Please repost everywhere.
Blaxill has spoken for us, yet again, and landed an eloquent punch.
How ever long they think they can ignore this, they cannot outlast us.
A Time to Lead
My name is Mark Blaxill. I am the father of a 15 year old daughter diagnosed with autism, a Director of SafeMinds and editor-at-large of Age of Autism. I am also a co-author of The Age of Autism: Mercury, Medicine and a Manmade Epidemic. Since our book was published last September I have had the privilege of traveling across the country to meet with dozens of groups and thousands of families affected by autism. I was deeply impressed by the affected individuals, mothers, fathers and family members I met on our tour. Above all else, I was impressed by how so many families have the same story to tell and by how many of us are asking for the same things. We are asking for bold leadership that unfortunately we have not yet seen.
Most directly, in the midst of the greatest childhood epidemic of all of our lives, we are trapped in an historic failure of the scientific process. Thomas Kuhn taught us how communities of “normal scientists” can prevent progress and trap important field of inquiry in scientific orthodoxy. We have seen this pattern play itself out in autism, first in the idea that parents and especially mothers caused autism because they hated, indeed even wanted to murder their children. More recently we have been trapped in the equally failed search for inherited autism genes. In the meantime, we are investing next to nothing in environmental causation. This is a fundamentally irrational approach, yet the orthodox researchers who benefit from this irrationality have defended their territory while they invoke science in the name of their own interests. Not a single dollar spent in the process has prevented a single case of autism. Worse than that, we are spending millions of dollars to promote denial.
In an environment of increasing budget scarcity, this is more than just a scientific failure; it’s an economic one as well.
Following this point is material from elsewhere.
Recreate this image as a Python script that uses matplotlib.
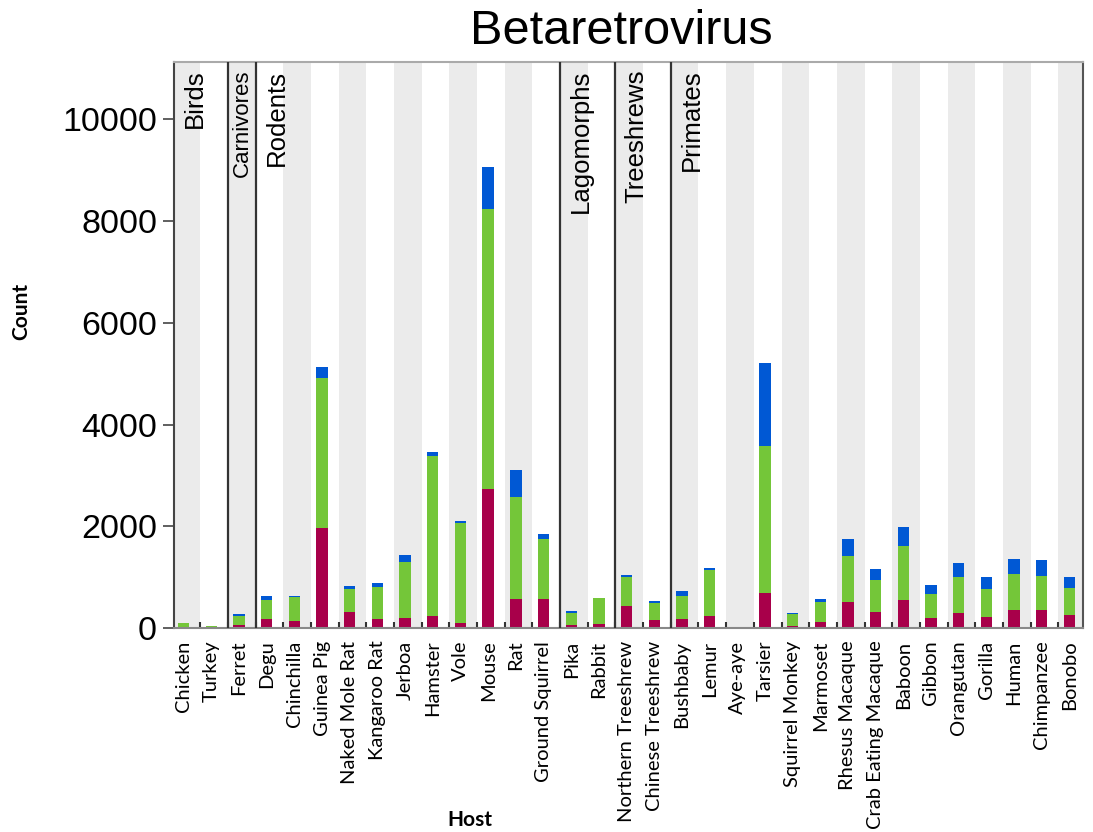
import numpy as np
import matplotlib
matplotlib.use('Agg')
import matplotlib.pyplot as plt

# Data (segment heights, bottom -> top)
hosts = ['Chicken', 'Turkey', 'Ferret', 'Degu', 'Chinchilla', 'Guinea Pig',
         'Naked Mole Rat', 'Kangaroo Rat', 'Jerboa', 'Hamster', 'Vole', 'Mouse',
         'Rat', 'Ground Squirrel', 'Pika', 'Rabbit', 'Northern Treeshrew',
         'Chinese Treeshrew', 'Bushbaby', 'Lemur', 'Aye-aye', 'Tarsier',
         'Squirrel Monkey', 'Marmoset', 'Rhesus Macaque', 'Crab Eating Macaque',
         'Baboon', 'Gibbon', 'Orangutan', 'Gorilla', 'Human', 'Chimpanzee', 'Bonobo']

red   = [0, 0, 58, 182, 131, 1964, 327, 182, 196, 240, 109, 2742, 582, 582,
         58, 73, 436, 167, 182, 233, 0, 691, 36, 124, 509, 313, 545, 196, 291,
         218, 349, 356, 255]
green = [110, 35, 175, 363, 487, 2945, 437, 618, 1113, 3142, 1964, 5491, 2000, 1178,
         247, 523, 560, 328, 451, 909, 10, 2894, 233, 385, 909, 632, 1077, 473, 713,
         560, 706, 677, 530]
blue  = [0, 0, 43, 88, 10, 218, 72, 87, 131, 87, 36, 822, 523, 95,
         37, 0, 44, 36, 94, 43, 0, 1630, 36, 66, 327, 219, 363, 189, 269,
         218, 312, 312, 219]

groups = ['Birds', 'Carnivores', 'Rodents', 'Lagomorphs', 'Treeshrews', 'Primates']
group_start = [0, 2, 3, 14, 16, 18]

# Plot
plt.rcParams['font.family'] = ['Liberation Sans', 'DejaVu Sans']
fig = plt.figure(figsize=(10.93, 8.32), dpi=100)
ax = fig.add_axes([0.159, 0.245, 0.832, 0.680])

x = np.arange(len(hosts))
xmin, xmax = -0.36, len(hosts) - 0.5
ymax = 11120

# background bands
for i in range(len(hosts)):
    if i % 2 == 0:
        ax.axvspan(max(i - 0.4, xmin), min(i + 0.6, xmax), color='#ebebeb', lw=0, zorder=0)

w = 0.41
r = np.array(red)
g = np.array(green)
b = np.array(blue)
ax.bar(x, r, w, color='#a8004a', zorder=2)
ax.bar(x, g, w, bottom=r, color='#74c639', zorder=2)
ax.bar(x, b, w, bottom=r + g, color='#0058d4', zorder=2)

# group separators and labels
for k, (name, s) in enumerate(zip(groups, group_start)):
    if s > 0:
        ax.axvline(s - 0.4, color='#333333', lw=1.6, zorder=3)
        xs = s - 0.4
    else:
        xs = xmin
    fs = 16 if name == 'Carnivores' else 18.5
    off = 0.15 if name == 'Carnivores' else 0.33
    ax.text(xs + off, 10980, name, rotation=90, ha='left', va='top',
            fontsize=fs, color='black', zorder=4)

ax.set_xlim(xmin, xmax)
ax.set_ylim(0, ymax)

ax.set_yticks([0, 2000, 4000, 6000, 8000, 10000])
ax.tick_params(axis='y', labelsize=24.5, length=8, width=1.2, color='#444444', pad=4)

ax.set_xticks(x)
ax.set_xticklabels(hosts, rotation=90, fontsize=14.5, family='Lato', va='top')
ax.tick_params(axis='x', length=0, pad=9)
ax.set_xticks(np.arange(len(hosts) - 1) + 0.6, minor=True)
ax.tick_params(axis='x', which='minor', direction='in', length=4, width=1.5, color='#333333')

for side, col in [('left', '#444444'), ('right', '#555555'), ('top', '#aaaaaa'), ('bottom', '#888888')]:
    ax.spines[side].set_color(col)
    ax.spines[side].set_linewidth(1.5)

fig.text(0.568, 0.962, 'Betaretrovirus', ha='center', va='center', fontsize=35)
fig.text(0.019, 0.626, 'Count', rotation=90, ha='center', va='center',
         fontsize=15, fontweight='bold', family='Lato')
fig.text(0.430, 0.015, 'Host', ha='center', va='center',
         fontsize=15, fontweight='bold', family='Lato')

fig.savefig('out.png', dpi=100)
We are wasting taxpayer resources and approaching the governance process with a lack of urgency that seeps into all aspects of autism science. As a near monopsonistic buyer, NIH has a unique power in setting scientific agendas. The IACC should serve the consumers of autism science. Instead you appear to most of us to serve the medical industry, aiding and abetting the fiction that the controversies over autism research pit “parents vs. science.” In reality, that couldn’t be further from the truth. The real controversy is one between critical consumers of autism science and the orthodox producers whose work has failed us. In the debate between the autism community and the medical industry, your responsibility here should be clear.
This is not an abstract problem. Before 1930, the rate of autism was effectively zero. Before 1990, autism in the United States was exceedingly rare, as low as 1 in 10,000. Today, with roughly 1% of children born in the 1990s, it should be breathtakingly clear that autism is manmade. And that makes the autism epidemic not merely a public health crisis but a crisis of public ethics and morality as well. Hundreds of thousands of children, now growing to adulthood, are victims of preventable injury, a form of invisible violence. It is a form of violence that requires witnesses. Yet because of the nature of the injuries involved those witnesses must typically have scientific, medical or technical training. In large part, this witness pool also has career and economic interest in the medical industry, one of the main suspects. Tragically, but perhaps not surprisingly, we are seeing a moral failure of enormous proportions, as potential witnesses are sanctioned, censored and intimidated while the entrenched power of the orthodoxy has successfully sustained its prerogatives. This is not right. More to the point, it is not good. And it is long past time for a change.
More than any other single group of individuals, you members of the IACC are in a position to lead that change. That requires many things of you. It requires you to pay attention. It requires you to think independently and rationally. It requires you to take personal risk. It requires you to challenge close friends and colleagues who are part of the orthodoxy that perpetuates the problem. Above all, it requires moral courage. The only thing it does not require is that you wade through the complex machinations of denial because the problem is simple and staring you in the face. We are staring you in the face. And because autism is what it is, we will be standing in front of you until we are gone, or until you have done the right thing, whichever comes first.